## [Information given]
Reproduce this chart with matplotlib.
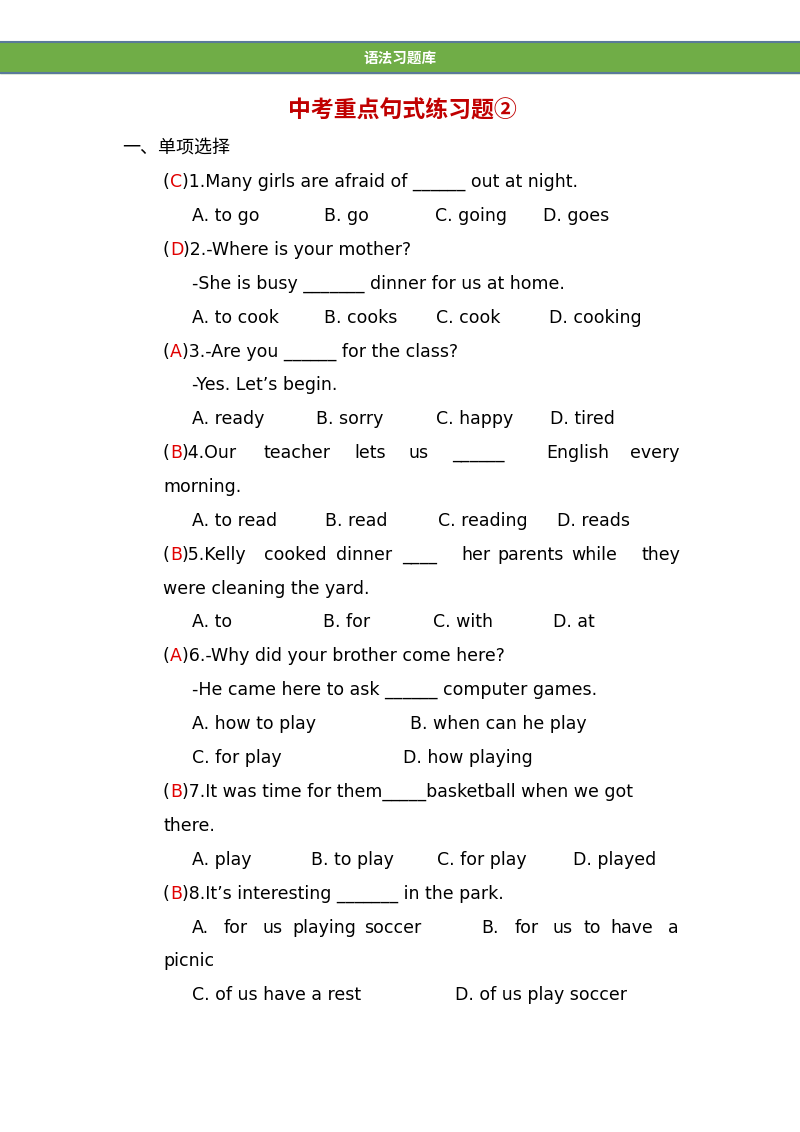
import matplotlib.pyplot as plt
from matplotlib.patches import Rectangle

plt.rcParams['font.family'] = ['Noto Sans CJK SC', 'DejaVu Sans']
body_font = ['DejaVu Sans', 'Noto Sans CJK SC']

W, H = 800, 1132
header = "语法习题库"
title = "中考重点句式练习题②"
section = "一、单项选择"

# each line: (y pixel, [(x pixel, text), ...]); "(X)" prefix gets a red answer letter
lines = [
    (181, [(163, "(C)1.Many girls are afraid of ______ out at night.")]),
    (215, [(192, "A. to go"), (324, "B. go"), (435, "C. going"), (543, "D. goes")]),
    (249, [(163, "(D)2.-Where is your mother?")]),
    (283, [(192, "-She is busy _______ dinner for us at home.")]),
    (317, [(192, "A. to cook"), (324, "B. cooks"), (436, "C. cook"), (549, "D. cooking")]),
    (351, [(163, "(A)3.-Are you ______ for the class?")]),
    (384, [(192, "-Yes. Let’s begin.")]),
    (418, [(192, "A. ready"), (316, "B. sorry"), (436, "C. happy"), (550, "D. tired")]),
    (452, [(163, "(B)4.Our"), (263, "teacher"), (354, "lets"), (408, "us"),
           (452, "______"), (546, "English"), (630, "every")]),
    (486, [(163, "morning.")]),
    (520, [(192, "A. to read"), (325, "B. read"), (438, "C. reading"), (557, "D. reads")]),
    (554, [(163, "(B)5.Kelly"), (264, "cooked"), (336, "dinner"), (402, "____"),
           (461, "her"), (497, "parents"), (571, "while"), (641, "they")]),
    (588, [(163, "were cleaning the yard.")]),
    (621, [(192, "A. to"), (323, "B. for"), (433, "C. with"), (553, "D. at")]),
    (655, [(163, "(A)6.-Why did your brother come here?")]),
    (689, [(192, "-He came here to ask ______ computer games.")]),
    (723, [(192, "A. how to play"), (410, "B. when can he play")]),
    (757, [(192, "C. for play"), (403, "D. how playing")]),
    (791, [(163, "(B)7.It was time for them_____basketball when we got")]),
    (825, [(163, "there.")]),
    (859, [(192, "A. play"), (311, "B. to play"), (437, "C. for play"), (573, "D. played")]),
    (893, [(163, "(B)8.It’s interesting _______ in the park.")]),
    (927, [(192, "A."), (224, "for"), (262, "us"), (292, "playing"), (364, "soccer"),
           (481, "B."), (515, "for"), (553, "us"), (584, "to"), (610, "have"), (668, "a")]),
    (960, [(163, "picnic")]),
    (994, [(192, "C. of us have a rest"), (455, "D. of us play soccer")]),
]

fig = plt.figure(figsize=(W / 100, H / 100), dpi=100)
ax = fig.add_axes([0, 0, 1, 1])
ax.set_xlim(0, W)
ax.set_ylim(H, 0)
ax.axis('off')

ax.add_patch(Rectangle((0, 42), W, 31, color='#70ad47', zorder=1))
ax.plot([0, W], [42, 42], color='#5a7a9a', lw=1.5, zorder=2)
ax.plot([0, W], [73, 73], color='#5a7a9a', lw=1.5, zorder=2)
ax.text(W / 2, 58, header, color='white', fontsize=10.5, fontweight='bold',
        ha='center', va='center')
ax.text(W / 2 + 2, 111, title, color='#c00000', fontsize=16.5, fontweight='bold',
        ha='center', va='center')
ax.text(122, 148, section, color='black', fontsize=13, ha='left', va='center')

fig.canvas.draw()
renderer = fig.canvas.get_renderer()
fs = 12.5


def put(x, y, txt, col):
    return ax.text(x, y + 1, txt, color=col, fontsize=fs, family=body_font,
                   ha='left', va='center')


def draw_pieces(x, y, pieces):
    for txt, col in pieces:
        t = put(x, y, txt, col)
        bb = t.get_window_extent(renderer=renderer)
        x += bb.width * W / fig.bbox.width


for y, items in lines:
    for x, s in items:
        if s.startswith('(') and len(s) > 2 and s[2] == ')':
            draw_pieces(x, y, [('(', 'black'), (s[1], '#e00000'), (s[2:], 'black')])
        else:
            put(x, y, s, 'black')

fig.savefig('out.png', dpi=100)
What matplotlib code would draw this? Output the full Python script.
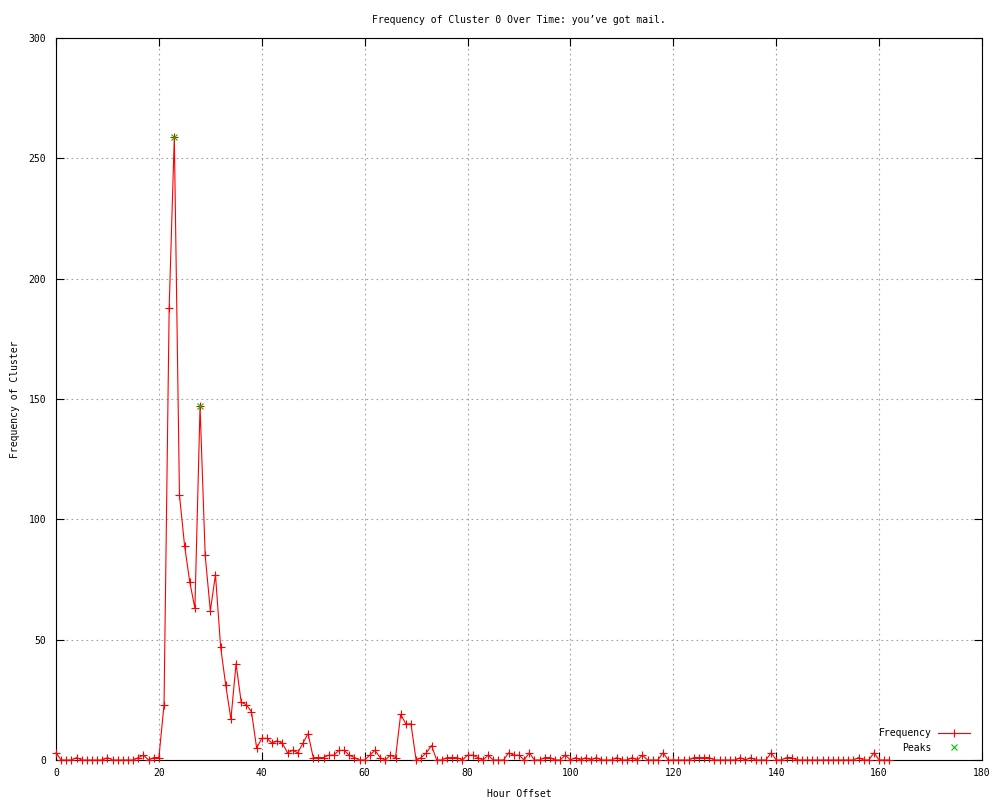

## [Requirement]
The pictures should not be reproduced; quote all of the other material exactly.

## [Result of this task]
Reproduce this chart with matplotlib.
import matplotlib.pyplot as plt
from matplotlib.patches import Rectangle

plt.rcParams['font.family'] = ['Noto Sans CJK SC', 'DejaVu Sans']
body_font = ['DejaVu Sans', 'Noto Sans CJK SC']

W, H = 800, 1132
header = "语法习题库"
title = "中考重点句式练习题②"
section = "一、单项选择"

# each line: (y pixel, [(x pixel, text), ...]); "(X)" prefix gets a red answer letter
lines = [
    (181, [(163, "(C)1.Many girls are afraid of ______ out at night.")]),
    (215, [(192, "A. to go"), (324, "B. go"), (435, "C. going"), (543, "D. goes")]),
    (249, [(163, "(D)2.-Where is your mother?")]),
    (283, [(192, "-She is busy _______ dinner for us at home.")]),
    (317, [(192, "A. to cook"), (324, "B. cooks"), (436, "C. cook"), (549, "D. cooking")]),
    (351, [(163, "(A)3.-Are you ______ for the class?")]),
    (384, [(192, "-Yes. Let’s begin.")]),
    (418, [(192, "A. ready"), (316, "B. sorry"), (436, "C. happy"), (550, "D. tired")]),
    (452, [(163, "(B)4.Our"), (263, "teacher"), (354, "lets"), (408, "us"),
           (452, "______"), (546, "English"), (630, "every")]),
    (486, [(163, "morning.")]),
    (520, [(192, "A. to read"), (325, "B. read"), (438, "C. reading"), (557, "D. reads")]),
    (554, [(163, "(B)5.Kelly"), (264, "cooked"), (336, "dinner"), (402, "____"),
           (461, "her"), (497, "parents"), (571, "while"), (641, "they")]),
    (588, [(163, "were cleaning the yard.")]),
    (621, [(192, "A. to"), (323, "B. for"), (433, "C. with"), (553, "D. at")]),
    (655, [(163, "(A)6.-Why did your brother come here?")]),
    (689, [(192, "-He came here to ask ______ computer games.")]),
    (723, [(192, "A. how to play"), (410, "B. when can he play")]),
    (757, [(192, "C. for play"), (403, "D. how playing")]),
    (791, [(163, "(B)7.It was time for them_____basketball when we got")]),
    (825, [(163, "there.")]),
    (859, [(192, "A. play"), (311, "B. to play"), (437, "C. for play"), (573, "D. played")]),
    (893, [(163, "(B)8.It’s interesting _______ in the park.")]),
    (927, [(192, "A."), (224, "for"), (262, "us"), (292, "playing"), (364, "soccer"),
           (481, "B."), (515, "for"), (553, "us"), (584, "to"), (610, "have"), (668, "a")]),
    (960, [(163, "picnic")]),
    (994, [(192, "C. of us have a rest"), (455, "D. of us play soccer")]),
]

fig = plt.figure(figsize=(W / 100, H / 100), dpi=100)
ax = fig.add_axes([0, 0, 1, 1])
ax.set_xlim(0, W)
ax.set_ylim(H, 0)
ax.axis('off')

ax.add_patch(Rectangle((0, 42), W, 31, color='#70ad47', zorder=1))
ax.plot([0, W], [42, 42], color='#5a7a9a', lw=1.5, zorder=2)
ax.plot([0, W], [73, 73], color='#5a7a9a', lw=1.5, zorder=2)
ax.text(W / 2, 58, header, color='white', fontsize=10.5, fontweight='bold',
        ha='center', va='center')
ax.text(W / 2 + 2, 111, title, color='#c00000', fontsize=16.5, fontweight='bold',
        ha='center', va='center')
ax.text(122, 148, section, color='black', fontsize=13, ha='left', va='center')

fig.canvas.draw()
renderer = fig.canvas.get_renderer()
fs = 12.5


def put(x, y, txt, col):
    return ax.text(x, y + 1, txt, color=col, fontsize=fs, family=body_font,
                   ha='left', va='center')


def draw_pieces(x, y, pieces):
    for txt, col in pieces:
        t = put(x, y, txt, col)
        bb = t.get_window_extent(renderer=renderer)
        x += bb.width * W / fig.bbox.width


for y, items in lines:
    for x, s in items:
        if s.startswith('(') and len(s) > 2 and s[2] == ')':
            draw_pieces(x, y, [('(', 'black'), (s[1], '#e00000'), (s[2:], 'black')])
        else:
            put(x, y, s, 'black')

fig.savefig('out.png', dpi=100)
What matplotlib code would draw this? Output the full Python script.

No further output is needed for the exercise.